The judge, who has risked revenge attacks by appearing on television to try Saddam, said the court also needed time to persuade witnesses who were "scared" to testify.

One who will definitely give evidence shortly is a former intelligence officer in Dujail who is dying of cancer. The presiding judge, Rizgar Amin, told Reuters he would soon testify in hospital in case he died or was too ill to appear in court.

"Wadah al-Sheikh is one of the main witnesses; we are going to get his testimony, maybe next week," the judge said. "He is in hospital and very sick with cancer so we have to go to him."

Iraqi security forces have arrested a nephew of Saddam on suspicion of financing insurgents, National Security Adviser Mowaffaq al-Rubaie said on Thursday. Yasser Sabawi was captured in Saddam's hometown of Tikrit on Wednesday as residents protested to mark the beginning of Saddam's trial.

ARAB LEAGUE

Earlier on Thursday, Arab League chief Amr Moussa, who has said Iraq is on the verge of civil war, met Prime Minister Ibrahim Jaafari and other Iraqi leaders.

"We spoke about the new Iraq and the specific mission of the head of the Arab League ... in the framework of a national dialogue and national Iraqi reconciliation," Moussa said. "We are working so this will be the basis for Iraq's future."

For security reasons, the 22-member league had not announced the timing of the secretary-general's visit, his first to Iraq since a U.S.-led invasion toppled Saddam in 2003.

Iraqi and U.S. officials hope the high-profile Saddam trial will help Iraqis bury their past and ease the insurgency.

An October 15 referendum on a constitution backed by Iraq's new Shi'ite and Kurdish leaders and opposed by Sunnis is expected to pass, raising fears of an intensified campaign by the rebels.
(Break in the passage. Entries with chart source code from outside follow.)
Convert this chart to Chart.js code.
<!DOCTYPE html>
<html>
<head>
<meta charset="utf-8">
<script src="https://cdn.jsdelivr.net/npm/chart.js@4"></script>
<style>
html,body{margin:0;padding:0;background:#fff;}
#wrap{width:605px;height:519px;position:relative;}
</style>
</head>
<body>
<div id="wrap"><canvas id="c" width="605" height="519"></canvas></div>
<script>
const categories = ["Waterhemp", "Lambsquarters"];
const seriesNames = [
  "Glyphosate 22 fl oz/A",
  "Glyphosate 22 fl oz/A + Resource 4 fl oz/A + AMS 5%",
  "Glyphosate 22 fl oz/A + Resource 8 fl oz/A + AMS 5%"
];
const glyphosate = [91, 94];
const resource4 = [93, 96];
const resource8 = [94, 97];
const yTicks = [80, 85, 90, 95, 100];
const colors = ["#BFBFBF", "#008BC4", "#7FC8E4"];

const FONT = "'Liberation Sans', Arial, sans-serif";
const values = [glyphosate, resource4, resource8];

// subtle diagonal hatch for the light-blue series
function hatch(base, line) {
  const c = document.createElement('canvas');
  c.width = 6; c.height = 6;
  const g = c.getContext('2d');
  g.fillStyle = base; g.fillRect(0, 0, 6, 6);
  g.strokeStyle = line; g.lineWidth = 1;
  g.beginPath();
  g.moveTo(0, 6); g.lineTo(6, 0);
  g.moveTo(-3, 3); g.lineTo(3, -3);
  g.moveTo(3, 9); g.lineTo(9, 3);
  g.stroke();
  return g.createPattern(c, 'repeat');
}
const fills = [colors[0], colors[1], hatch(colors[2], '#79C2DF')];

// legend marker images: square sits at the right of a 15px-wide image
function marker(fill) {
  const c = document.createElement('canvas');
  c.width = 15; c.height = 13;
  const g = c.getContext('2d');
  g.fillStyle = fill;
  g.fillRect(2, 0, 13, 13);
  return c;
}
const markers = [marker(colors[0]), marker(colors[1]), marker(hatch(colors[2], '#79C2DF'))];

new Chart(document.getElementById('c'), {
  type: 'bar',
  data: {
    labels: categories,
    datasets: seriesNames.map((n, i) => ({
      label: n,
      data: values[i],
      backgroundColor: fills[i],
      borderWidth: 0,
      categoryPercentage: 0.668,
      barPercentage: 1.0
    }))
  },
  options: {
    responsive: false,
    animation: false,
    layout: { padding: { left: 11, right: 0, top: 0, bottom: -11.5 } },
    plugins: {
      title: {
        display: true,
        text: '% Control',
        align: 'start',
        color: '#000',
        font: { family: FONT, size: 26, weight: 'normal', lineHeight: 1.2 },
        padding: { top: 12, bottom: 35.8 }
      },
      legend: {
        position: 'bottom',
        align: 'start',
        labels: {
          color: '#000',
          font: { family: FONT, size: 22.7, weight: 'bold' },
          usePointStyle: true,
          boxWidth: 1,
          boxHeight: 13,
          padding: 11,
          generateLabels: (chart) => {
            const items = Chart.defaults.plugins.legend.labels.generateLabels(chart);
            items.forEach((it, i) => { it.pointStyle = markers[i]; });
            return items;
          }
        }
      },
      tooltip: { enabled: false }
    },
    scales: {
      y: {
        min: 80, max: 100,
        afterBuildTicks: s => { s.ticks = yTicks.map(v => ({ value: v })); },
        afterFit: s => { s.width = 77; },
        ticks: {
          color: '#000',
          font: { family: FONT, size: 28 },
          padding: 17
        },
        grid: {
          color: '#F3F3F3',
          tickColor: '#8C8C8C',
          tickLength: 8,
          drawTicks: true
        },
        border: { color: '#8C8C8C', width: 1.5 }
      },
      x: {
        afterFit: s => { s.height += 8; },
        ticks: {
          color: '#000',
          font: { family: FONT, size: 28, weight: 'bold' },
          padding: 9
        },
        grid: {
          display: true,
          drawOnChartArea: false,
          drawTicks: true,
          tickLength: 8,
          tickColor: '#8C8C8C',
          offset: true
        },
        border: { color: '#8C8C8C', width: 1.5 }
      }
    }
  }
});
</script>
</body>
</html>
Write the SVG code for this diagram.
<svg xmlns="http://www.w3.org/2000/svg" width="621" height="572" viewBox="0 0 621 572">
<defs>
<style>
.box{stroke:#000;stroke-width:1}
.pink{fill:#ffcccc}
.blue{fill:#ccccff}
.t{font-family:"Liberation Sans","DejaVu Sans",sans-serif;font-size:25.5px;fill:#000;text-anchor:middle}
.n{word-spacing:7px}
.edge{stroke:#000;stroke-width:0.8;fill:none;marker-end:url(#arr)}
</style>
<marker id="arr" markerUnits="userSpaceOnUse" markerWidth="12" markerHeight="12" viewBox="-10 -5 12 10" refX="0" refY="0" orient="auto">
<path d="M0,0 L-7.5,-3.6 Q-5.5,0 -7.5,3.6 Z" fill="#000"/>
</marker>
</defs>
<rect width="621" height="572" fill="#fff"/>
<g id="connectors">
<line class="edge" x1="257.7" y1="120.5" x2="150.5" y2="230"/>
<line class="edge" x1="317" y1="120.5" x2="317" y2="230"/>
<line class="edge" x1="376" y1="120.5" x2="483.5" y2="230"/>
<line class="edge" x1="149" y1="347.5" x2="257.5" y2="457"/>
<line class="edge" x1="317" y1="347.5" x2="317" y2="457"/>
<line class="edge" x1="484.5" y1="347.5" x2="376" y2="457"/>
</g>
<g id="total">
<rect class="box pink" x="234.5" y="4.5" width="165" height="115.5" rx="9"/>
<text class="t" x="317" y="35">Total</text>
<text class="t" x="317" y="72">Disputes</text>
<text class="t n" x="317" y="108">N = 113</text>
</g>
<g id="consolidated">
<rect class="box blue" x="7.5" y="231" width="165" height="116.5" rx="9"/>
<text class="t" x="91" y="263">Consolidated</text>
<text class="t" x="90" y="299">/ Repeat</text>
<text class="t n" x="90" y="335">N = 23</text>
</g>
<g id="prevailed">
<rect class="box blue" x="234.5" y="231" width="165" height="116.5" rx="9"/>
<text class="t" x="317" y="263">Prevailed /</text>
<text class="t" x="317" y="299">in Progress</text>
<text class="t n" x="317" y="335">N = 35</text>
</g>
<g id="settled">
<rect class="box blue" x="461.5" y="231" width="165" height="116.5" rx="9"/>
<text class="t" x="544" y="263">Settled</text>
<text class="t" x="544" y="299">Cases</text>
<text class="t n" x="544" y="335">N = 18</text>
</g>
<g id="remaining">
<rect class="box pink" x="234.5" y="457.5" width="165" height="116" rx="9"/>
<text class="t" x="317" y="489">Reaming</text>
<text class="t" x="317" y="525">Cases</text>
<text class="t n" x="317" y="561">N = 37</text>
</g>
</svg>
The Electoral Commission, which says it may issue results in a day or two, said it had received about 80 complaints, most of them relatively minor; some Sunni leaders have alleged fraud.

Shi'ite political leader Abdul Aziz al-Hakim criticised the Arab League during a news conference with Moussa.

"We reproach the Arab League and Arab states because of their position toward Iraq and Iraqis," he said. "There was some clear position from the Arab League to the suffering of Iraqi people, but it did not condemn terrorist groups."

Arab states such as conservative Sunni-ruled Saudi Arabia have complained that non-Arab Shi'ite Iran is gaining influence in Iraq to the detriment of regional stability.